Modeling a domain as a GADT type and providing do-sugar for it

4
votes

Assume we'd like to build a type that represents operations typical for, let's say, a lock-free algorithm:

newtype IntPtr = IntPtr { ptr :: Int } deriving (Eq, Ord, Show)

data Op r where 
  OpRead :: IntPtr -> Op Int
  OpWrite :: IntPtr -> Int -> Op ()

  OpCAS :: IntPtr -> Int -> Int -> Op Bool

Ideally, we'd like to represent some algorithms within this model using a convenient do-notation, like (assuming corresponding read = OpRead and cas = OpCAS for aesthetic reasons) the following almost literal translation of the Wikipedia example:

import Prelude hiding (read)
import Control.Monad.Loops

add :: IntPtr -> Int -> Op Int
add p a = snd <$> do
  iterateUntil fst $ do
    value <- read p
    success <- cas p value (value + a)
    pure (success, value + a)

How could we achieve that? Let's add a couple more constructors to Op to represent pure injected values and the monadic bind:

  OpPure :: a -> Op a
  OpBind :: Op a -> (a -> Op b) -> Op b

So let's try to write a Functor instance. OpPure and OpBind is easy, being, for instance:

instance Functor Op where
  fmap f (OpPure x) = OpPure (f x)

But the constructors that specify the GADT type start smelling bad:

  fmap f (OpRead ptr) = do
    val <- OpRead ptr
    pure $ f val

Here we assume we'll write the Monad instance later on anyway to avoid ugly nested OpBinds.

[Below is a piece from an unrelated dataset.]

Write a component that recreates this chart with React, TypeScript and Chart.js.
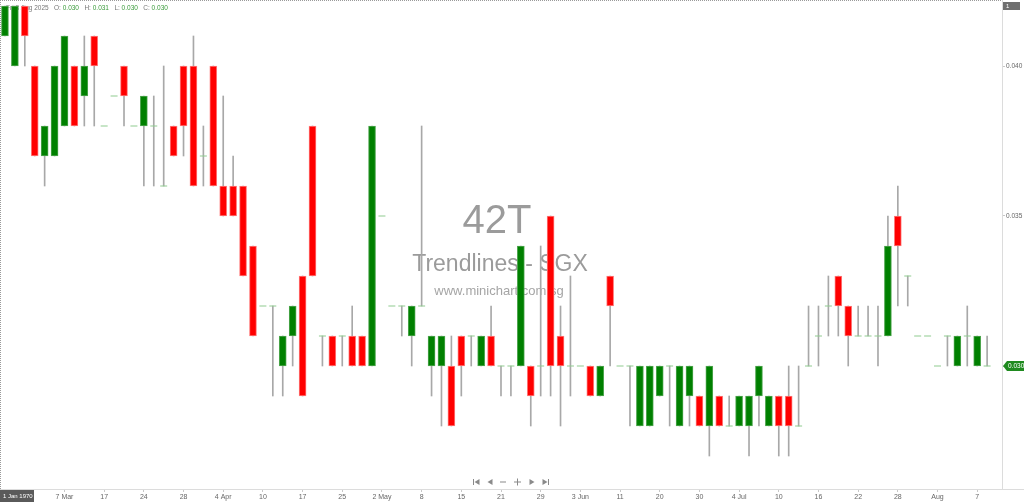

Is this the right way to handle such types, or is my design just terribly wrong, this being a sign of it?

1
haskellgadt
Are you familiar with free monads?Benjamin Hodgson
@BenjaminHodgson let's say I'm just familiar with their existence. I'd be glad if this task at hand would be a good case to learn them.0xd34df00d
Yep! You've actually almost invented Free. I'll write up an answerBenjamin Hodgson

1 Answers

10
votes

This style of using do-notation to build a syntax tree that'll be interpreted later is modelled by the free monad. (I'm actually going to demonstrate what's known as the freer or operational monad, because it's closer to what you have so far.)

Your original Op datatype - without OpPure and OpBind - represents a set of atomic typed instructions (namely read, write and cas). In an imperative language a program is basically a list of instructions, so let's design a datatype which represents a list of Ops.

One idea might be to use an actual list, ie type Program r = [Op r]. Clearly that won't do as it constrains every instruction in the program to have the same return type, which would not make for a very useful programming language.

The key insight is that in any reasonable operational semantics of an interpreted imperative language, control flow doesn't proceed past an instruction until the interpreter has computed a return value for that instruction. That is, the nth instruction of a program depends in general on the results of instructions 0 to n-1. We can model this using continuation passing style.

data Program a where
    Return :: a -> Program a
    Step :: Op r -> (r -> Program a) -> Program a

A Program is a kind of list of instructions: it's either an empty program which returns a single value, or it's a single instruction followed by a list of instructions. The function inside the Step constructor means that the interpreter running the Program has to come up with an r value before it can resume interpreting the rest of the program. So sequentiality is ensured by the type.

To build your atomic programs read, write and cas, you need to put them in a singleton list. This involves putting the relevant instruction in the Step constructor, and passing a no-op continuation.

lift :: Op a -> Program a
lift i = Step i Return

read ptr = lift (OpRead ptr)
write ptr val = lift (OpWrite ptr val)
cas ptr cmp val = lift (OpCas ptr cmp val)

Program differs from your tweaked Op in that at each Step there's only ever one instruction. OpBind's left argument was potentially a whole tree of Ops. This would've allowed you to distinguish differently-associated >>=s, breaking the monad associativity law.

You can make Program a monad.

instance Monad Program where
    return = Return
    Return x >>= f = f x
    Step i k >>= f = Step i ((>>= f) . k)

>>= basically performs list concatenation - it walks to the end of the list (by composing recursive calls to itself under the Step continuations) and grafts on a new tail. This makes sense - it corresponds to the intutitive "run this program, then run that program" semantics of >>=.

Noting that Program's Monad instance doesn't depend on Op, an obvious generalisation is to parameterise the type of instruction and make Program into a list of any old instruction set.

data Program i a where
    Return :: a -> Program i a
    Step :: i r -> (r -> Program i a) -> Program a

instance Monad (Program i) where
    -- implementation is exactly the same

So Program i is a monad for free, no matter what i is. This version of Program is a rather general tool for modelling imperative languages.